* _DATA SEGMENT_
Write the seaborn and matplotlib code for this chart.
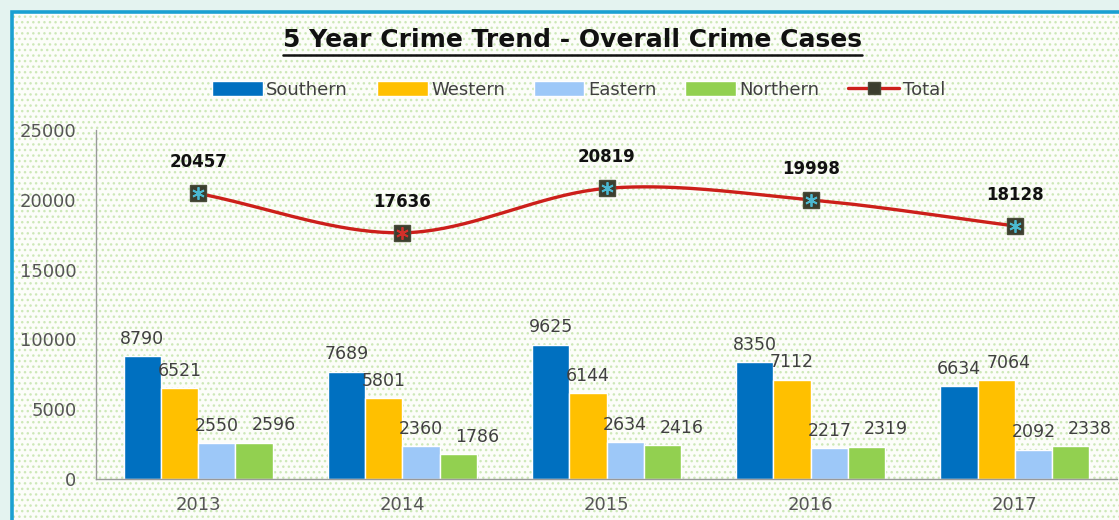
import numpy as np
import pandas as pd
import matplotlib
matplotlib.use("Agg")
import matplotlib.pyplot as plt
import matplotlib.patches as mpatches
from matplotlib.lines import Line2D
import seaborn as sns

years = ["2013", "2014", "2015", "2016", "2017"]
regions = ["Southern", "Western", "Eastern", "Northern"]
southern = [8790, 7689, 9625, 8350, 6634]
western = [6521, 5801, 6144, 7112, 7064]
eastern = [2550, 2360, 2634, 2217, 2092]
northern = [2596, 1786, 2416, 2319, 2338]
total = [20457, 17636, 20819, 19998, 18128]

colors = {"Southern": "#0070c0", "Western": "#ffc000",
          "Eastern": "#9dc8f8", "Northern": "#92d050"}

df = pd.DataFrame({
    "year": years * 4,
    "region": np.repeat(regions, len(years)),
    "cases": southern + western + eastern + northern,
})


def catmull_rom(x, y, n=40):
    # smooth curve through the points, like Excel's smoothed line
    x = np.asarray(x, float)
    y = np.asarray(y, float)
    px = np.concatenate([[2 * x[0] - x[1]], x, [2 * x[-1] - x[-2]]])
    py = np.concatenate([[2 * y[0] - y[1]], y, [2 * y[-1] - y[-2]]])
    xs, ys = [], []
    for i in range(1, len(px) - 2):
        t = np.linspace(0, 1, n)
        for p, out in ((px, xs), (py, ys)):
            p0, p1, p2, p3 = p[i - 1], p[i], p[i + 1], p[i + 2]
            out.append(0.5 * ((2 * p1) + (-p0 + p2) * t
                              + (2 * p0 - 5 * p1 + 4 * p2 - p3) * t ** 2
                              + (-p0 + 3 * p1 - 3 * p2 + p3) * t ** 3))
    return np.concatenate(xs), np.concatenate(ys)


sns.set_style("white")
plt.rcParams["font.family"] = ["DejaVu Sans"]

fig = plt.figure(figsize=(11.19, 5.2), dpi=100)
fig.patch.set_facecolor("#e4f3f0")

# dotted panel and blue frame
panel = mpatches.Rectangle((12 / 1119, 0), 1.0, 1 - 12 / 520, transform=fig.transFigure,
                           facecolor="#fcfdf9", edgecolor="#cde8b8", hatch="...",
                           linewidth=0, zorder=0)
fig.add_artist(panel)
frame = mpatches.Rectangle((12 / 1119, -0.05), 1.05, 1.05 - 12 / 520, transform=fig.transFigure,
                           facecolor="none", edgecolor="#1aa0d2", linewidth=2.6, zorder=1)
fig.add_artist(frame)

ax = fig.add_axes([96 / 1119, 41 / 520, 1021 / 1119, 349 / 520])
ax.set_facecolor("none")

sns.barplot(data=df, x="year", y="cases", hue="region", palette=colors,
            width=0.73, saturation=1, errorbar=None, ax=ax, legend=False, zorder=2)

for i, cont in enumerate(ax.containers):
    labels = ax.bar_label(cont, fmt="%d", padding=6, fontsize=12.5, color="#404040")
    if i == 3:
        # Northern labels sit a little to the right, as in the original
        for lab in labels:
            lab.xyann = (14, 6)
    if i == 1:
        # 2017 Western label nudged right to clear the Southern one
        labels[-1].xyann = (9, 6)

xs = np.arange(len(years))
cx, cy = catmull_rom(xs, total)
ax.plot(cx, cy, color="#cc1f1a", linewidth=2.4, zorder=3)
ax.plot(xs, total, linestyle="none", marker="s", markersize=11,
        markerfacecolor="#3b3d2e", markeredgecolor="#4a4d3a", zorder=4)
star_colors = ["#4bb8d0", "#d0302a", "#4bb8d0", "#4bb8d0", "#4bb8d0"]
for x, t, c in zip(xs, total, star_colors):
    ax.plot(x, t, linestyle="none", marker=(6, 2, 0), markersize=9,
            markeredgecolor=c, markeredgewidth=1.3, zorder=5)
    ax.annotate(f"{t}", (x, t), xytext=(0, 16), textcoords="offset points",
                ha="center", va="bottom", fontsize=12, fontweight="bold", color="#111111")

ax.set_ylim(0, 25000)
ax.set_xlim(-0.5, 4.5)
ax.set_yticks(range(0, 25001, 5000))
ax.set_xlabel("")
ax.set_ylabel("")
ax.tick_params(axis="y", length=0, pad=14, labelsize=13, labelcolor="#555555")
ax.tick_params(axis="x", length=0, pad=12, labelsize=13, labelcolor="#555555")
for s in ["top", "right"]:
    ax.spines[s].set_visible(False)
for s in ["left", "bottom"]:
    ax.spines[s].set_color("#9a9a9a")
    ax.spines[s].set_linewidth(1)

# title with underline
title = fig.text(0.512, 1 - 40 / 520, "5 Year Crime Trend - Overall Crime Cases",
                 ha="center", va="center", fontsize=18, fontweight="bold", color="#111111")
fig.canvas.draw()
bb = title.get_window_extent(fig.canvas.get_renderer()).transformed(fig.transFigure.inverted())
fig.add_artist(Line2D([bb.x0, bb.x1], [bb.y0 - 0.006, bb.y0 - 0.006],
                      transform=fig.transFigure, color="#111111", linewidth=1.8))

handles = [mpatches.Patch(facecolor=colors[r], label=r) for r in regions]
handles.append(Line2D([0], [0], color="#cc1f1a", linewidth=2.4, marker="s", markersize=9,
                      markerfacecolor="#3b3d2e", markeredgecolor="#4a4d3a", label="Total"))
fig.legend(handles=handles, loc="center", bbox_to_anchor=(0.517, 1 - 90 / 520), ncol=5,
           frameon=False, fontsize=13, handlelength=2.8, handleheight=0.9,
           handletextpad=0.2, columnspacing=1.6, labelcolor="#404040")

fig.savefig("out.png", dpi=100, facecolor=fig.get_facecolor())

* _EXERCISE_
Pictures excluded, repeat exactly the lines from the top of the material through the line with "total = [20457, 17636, 20819, 19998, 18128]", including both of those lines.

* _EXERCISE OUTPUT_
Write the seaborn and matplotlib code for this chart.
import numpy as np
import pandas as pd
import matplotlib
matplotlib.use("Agg")
import matplotlib.pyplot as plt
import matplotlib.patches as mpatches
from matplotlib.lines import Line2D
import seaborn as sns

years = ["2013", "2014", "2015", "2016", "2017"]
regions = ["Southern", "Western", "Eastern", "Northern"]
southern = [8790, 7689, 9625, 8350, 6634]
western = [6521, 5801, 6144, 7112, 7064]
eastern = [2550, 2360, 2634, 2217, 2092]
northern = [2596, 1786, 2416, 2319, 2338]
total = [20457, 17636, 20819, 19998, 18128]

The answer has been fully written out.